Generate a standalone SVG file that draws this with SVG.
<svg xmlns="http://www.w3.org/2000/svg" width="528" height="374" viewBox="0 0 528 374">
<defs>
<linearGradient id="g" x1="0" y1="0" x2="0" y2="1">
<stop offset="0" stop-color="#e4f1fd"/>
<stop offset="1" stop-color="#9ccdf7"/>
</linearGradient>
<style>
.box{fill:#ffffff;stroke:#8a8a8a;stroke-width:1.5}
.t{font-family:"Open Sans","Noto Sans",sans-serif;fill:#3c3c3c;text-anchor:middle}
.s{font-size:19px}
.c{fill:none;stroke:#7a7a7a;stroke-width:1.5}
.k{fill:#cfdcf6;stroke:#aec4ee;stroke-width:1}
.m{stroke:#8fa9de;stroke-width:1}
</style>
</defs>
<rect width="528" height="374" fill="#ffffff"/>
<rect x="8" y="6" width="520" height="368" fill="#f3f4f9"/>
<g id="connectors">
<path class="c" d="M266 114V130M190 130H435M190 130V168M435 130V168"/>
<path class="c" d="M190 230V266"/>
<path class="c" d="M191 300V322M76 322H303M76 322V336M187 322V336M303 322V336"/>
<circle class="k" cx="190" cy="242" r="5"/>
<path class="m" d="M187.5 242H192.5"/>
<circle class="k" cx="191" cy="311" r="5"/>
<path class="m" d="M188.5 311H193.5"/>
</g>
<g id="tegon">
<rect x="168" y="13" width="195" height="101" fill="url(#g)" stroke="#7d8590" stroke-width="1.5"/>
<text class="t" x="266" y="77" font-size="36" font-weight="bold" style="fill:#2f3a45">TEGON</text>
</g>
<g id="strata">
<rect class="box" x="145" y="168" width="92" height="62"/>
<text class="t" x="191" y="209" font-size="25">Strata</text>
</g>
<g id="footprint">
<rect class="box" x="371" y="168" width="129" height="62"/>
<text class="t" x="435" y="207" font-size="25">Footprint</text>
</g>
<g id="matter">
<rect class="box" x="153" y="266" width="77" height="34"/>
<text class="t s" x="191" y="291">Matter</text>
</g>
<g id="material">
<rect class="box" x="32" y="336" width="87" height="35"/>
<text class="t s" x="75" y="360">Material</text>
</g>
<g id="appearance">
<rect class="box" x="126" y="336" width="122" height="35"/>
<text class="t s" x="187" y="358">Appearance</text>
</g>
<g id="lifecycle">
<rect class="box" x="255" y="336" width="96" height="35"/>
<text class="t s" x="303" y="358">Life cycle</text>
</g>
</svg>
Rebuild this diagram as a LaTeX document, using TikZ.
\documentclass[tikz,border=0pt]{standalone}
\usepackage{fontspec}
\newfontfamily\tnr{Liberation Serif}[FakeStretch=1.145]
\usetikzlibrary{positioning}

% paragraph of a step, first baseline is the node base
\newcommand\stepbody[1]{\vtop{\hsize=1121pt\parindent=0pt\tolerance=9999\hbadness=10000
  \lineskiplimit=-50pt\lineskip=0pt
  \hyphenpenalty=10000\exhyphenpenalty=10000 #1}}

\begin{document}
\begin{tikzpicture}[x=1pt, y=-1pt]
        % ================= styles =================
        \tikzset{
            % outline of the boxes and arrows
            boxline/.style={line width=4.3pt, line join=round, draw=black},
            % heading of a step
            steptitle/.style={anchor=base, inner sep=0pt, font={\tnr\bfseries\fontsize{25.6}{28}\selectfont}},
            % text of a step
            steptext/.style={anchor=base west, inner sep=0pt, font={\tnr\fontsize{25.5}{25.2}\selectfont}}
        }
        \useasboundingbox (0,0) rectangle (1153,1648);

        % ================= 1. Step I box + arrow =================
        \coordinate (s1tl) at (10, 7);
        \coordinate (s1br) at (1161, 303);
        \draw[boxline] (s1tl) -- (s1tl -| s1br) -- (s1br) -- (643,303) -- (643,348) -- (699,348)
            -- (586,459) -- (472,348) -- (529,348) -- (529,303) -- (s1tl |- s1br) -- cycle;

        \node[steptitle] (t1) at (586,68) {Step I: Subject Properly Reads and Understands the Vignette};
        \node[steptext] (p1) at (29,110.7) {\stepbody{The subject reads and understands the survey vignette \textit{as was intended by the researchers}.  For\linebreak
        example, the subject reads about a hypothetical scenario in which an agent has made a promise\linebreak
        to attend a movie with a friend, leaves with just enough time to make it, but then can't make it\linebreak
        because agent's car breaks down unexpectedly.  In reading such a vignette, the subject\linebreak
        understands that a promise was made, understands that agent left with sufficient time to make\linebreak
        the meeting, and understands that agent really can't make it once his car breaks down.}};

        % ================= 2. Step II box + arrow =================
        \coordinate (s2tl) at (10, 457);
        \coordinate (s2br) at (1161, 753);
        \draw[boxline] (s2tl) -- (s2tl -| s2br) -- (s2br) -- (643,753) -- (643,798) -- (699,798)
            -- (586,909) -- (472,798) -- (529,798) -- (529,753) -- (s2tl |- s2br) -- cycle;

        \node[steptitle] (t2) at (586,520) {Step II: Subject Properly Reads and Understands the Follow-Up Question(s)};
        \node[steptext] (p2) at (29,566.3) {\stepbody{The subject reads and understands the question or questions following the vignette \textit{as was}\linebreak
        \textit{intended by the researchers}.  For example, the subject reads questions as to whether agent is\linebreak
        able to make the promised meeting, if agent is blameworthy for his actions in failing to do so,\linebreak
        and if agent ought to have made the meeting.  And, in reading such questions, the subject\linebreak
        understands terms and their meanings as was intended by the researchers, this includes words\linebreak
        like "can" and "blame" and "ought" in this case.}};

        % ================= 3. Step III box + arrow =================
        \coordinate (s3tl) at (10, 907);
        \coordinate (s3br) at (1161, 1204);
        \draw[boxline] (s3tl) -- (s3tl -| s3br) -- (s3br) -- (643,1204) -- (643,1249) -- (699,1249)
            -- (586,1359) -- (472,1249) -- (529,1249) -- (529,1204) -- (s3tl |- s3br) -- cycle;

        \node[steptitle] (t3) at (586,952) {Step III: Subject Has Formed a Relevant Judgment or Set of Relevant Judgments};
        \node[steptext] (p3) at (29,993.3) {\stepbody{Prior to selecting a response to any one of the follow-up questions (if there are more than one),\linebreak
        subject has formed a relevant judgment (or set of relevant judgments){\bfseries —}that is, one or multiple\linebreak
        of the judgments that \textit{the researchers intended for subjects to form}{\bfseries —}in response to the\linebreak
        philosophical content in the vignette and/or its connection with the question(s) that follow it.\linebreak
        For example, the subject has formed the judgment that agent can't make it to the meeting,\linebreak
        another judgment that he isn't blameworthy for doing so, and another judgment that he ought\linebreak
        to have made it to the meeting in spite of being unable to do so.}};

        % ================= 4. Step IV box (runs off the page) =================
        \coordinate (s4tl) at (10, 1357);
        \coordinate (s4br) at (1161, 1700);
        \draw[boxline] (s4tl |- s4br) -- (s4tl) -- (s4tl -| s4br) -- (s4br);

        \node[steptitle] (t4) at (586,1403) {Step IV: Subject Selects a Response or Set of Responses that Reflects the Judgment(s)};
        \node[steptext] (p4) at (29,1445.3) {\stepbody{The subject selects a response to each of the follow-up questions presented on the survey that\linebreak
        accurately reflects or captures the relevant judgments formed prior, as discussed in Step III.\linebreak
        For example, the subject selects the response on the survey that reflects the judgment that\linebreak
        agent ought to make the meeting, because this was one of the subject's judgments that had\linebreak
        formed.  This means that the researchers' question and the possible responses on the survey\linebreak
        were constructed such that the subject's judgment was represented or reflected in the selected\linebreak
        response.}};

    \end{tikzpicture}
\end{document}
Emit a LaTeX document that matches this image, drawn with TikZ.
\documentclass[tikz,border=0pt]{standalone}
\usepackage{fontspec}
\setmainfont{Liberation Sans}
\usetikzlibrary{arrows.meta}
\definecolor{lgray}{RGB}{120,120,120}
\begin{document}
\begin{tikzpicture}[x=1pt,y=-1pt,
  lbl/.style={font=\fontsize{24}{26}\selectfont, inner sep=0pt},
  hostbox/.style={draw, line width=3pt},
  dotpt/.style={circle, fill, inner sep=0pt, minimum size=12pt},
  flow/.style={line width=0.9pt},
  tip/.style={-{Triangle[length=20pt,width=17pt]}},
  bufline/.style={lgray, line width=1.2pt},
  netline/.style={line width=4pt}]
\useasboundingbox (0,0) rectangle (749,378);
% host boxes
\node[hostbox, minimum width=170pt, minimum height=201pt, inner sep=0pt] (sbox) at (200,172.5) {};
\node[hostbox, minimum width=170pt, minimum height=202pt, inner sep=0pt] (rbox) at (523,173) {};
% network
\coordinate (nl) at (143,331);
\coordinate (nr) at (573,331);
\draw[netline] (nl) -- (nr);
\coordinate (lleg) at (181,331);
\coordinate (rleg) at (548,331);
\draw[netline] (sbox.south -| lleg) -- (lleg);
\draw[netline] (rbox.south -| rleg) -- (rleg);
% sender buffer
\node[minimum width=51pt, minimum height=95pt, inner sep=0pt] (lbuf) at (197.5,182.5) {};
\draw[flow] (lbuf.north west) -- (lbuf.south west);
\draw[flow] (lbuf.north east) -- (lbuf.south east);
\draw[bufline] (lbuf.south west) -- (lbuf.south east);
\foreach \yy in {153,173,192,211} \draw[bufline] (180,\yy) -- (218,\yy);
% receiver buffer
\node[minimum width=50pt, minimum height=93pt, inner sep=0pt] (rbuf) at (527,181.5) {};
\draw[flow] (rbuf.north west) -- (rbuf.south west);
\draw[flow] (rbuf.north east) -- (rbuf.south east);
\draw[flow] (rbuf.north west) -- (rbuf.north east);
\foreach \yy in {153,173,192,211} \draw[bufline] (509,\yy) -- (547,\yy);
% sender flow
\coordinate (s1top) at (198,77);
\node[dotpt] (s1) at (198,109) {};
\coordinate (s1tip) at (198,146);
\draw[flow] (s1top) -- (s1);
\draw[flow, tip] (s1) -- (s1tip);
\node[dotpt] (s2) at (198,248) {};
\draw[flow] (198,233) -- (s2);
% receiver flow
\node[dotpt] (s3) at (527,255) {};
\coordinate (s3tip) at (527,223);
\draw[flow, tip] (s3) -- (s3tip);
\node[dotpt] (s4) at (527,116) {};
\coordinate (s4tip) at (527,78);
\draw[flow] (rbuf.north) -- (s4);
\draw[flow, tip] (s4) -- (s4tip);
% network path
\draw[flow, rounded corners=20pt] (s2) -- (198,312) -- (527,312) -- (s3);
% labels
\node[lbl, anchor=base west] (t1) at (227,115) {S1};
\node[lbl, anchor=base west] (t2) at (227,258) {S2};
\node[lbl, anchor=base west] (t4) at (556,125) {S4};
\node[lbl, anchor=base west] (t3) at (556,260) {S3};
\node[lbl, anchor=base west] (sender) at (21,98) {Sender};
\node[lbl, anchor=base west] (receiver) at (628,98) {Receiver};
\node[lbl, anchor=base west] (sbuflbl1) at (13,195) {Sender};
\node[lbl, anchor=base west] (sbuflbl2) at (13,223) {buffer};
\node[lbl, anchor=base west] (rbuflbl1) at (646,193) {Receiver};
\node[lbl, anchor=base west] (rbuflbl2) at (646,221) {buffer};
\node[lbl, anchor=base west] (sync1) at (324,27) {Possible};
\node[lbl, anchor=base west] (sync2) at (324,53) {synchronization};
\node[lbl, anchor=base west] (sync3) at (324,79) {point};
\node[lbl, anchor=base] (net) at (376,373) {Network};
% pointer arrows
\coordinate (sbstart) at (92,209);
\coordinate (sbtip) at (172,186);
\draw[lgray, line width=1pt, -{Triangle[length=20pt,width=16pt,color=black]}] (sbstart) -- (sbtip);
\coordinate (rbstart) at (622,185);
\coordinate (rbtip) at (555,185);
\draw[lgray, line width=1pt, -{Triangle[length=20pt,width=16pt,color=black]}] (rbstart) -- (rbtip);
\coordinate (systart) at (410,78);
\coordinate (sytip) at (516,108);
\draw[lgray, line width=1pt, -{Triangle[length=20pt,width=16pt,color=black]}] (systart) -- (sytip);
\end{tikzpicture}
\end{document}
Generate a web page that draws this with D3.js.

--------

### SHORT EXERCISE
Which lines above hold the word "Generate"? Copy each of them.

### THE ANSWER
Generate a standalone SVG file that draws this with SVG.
Generate a web page that draws this with D3.js.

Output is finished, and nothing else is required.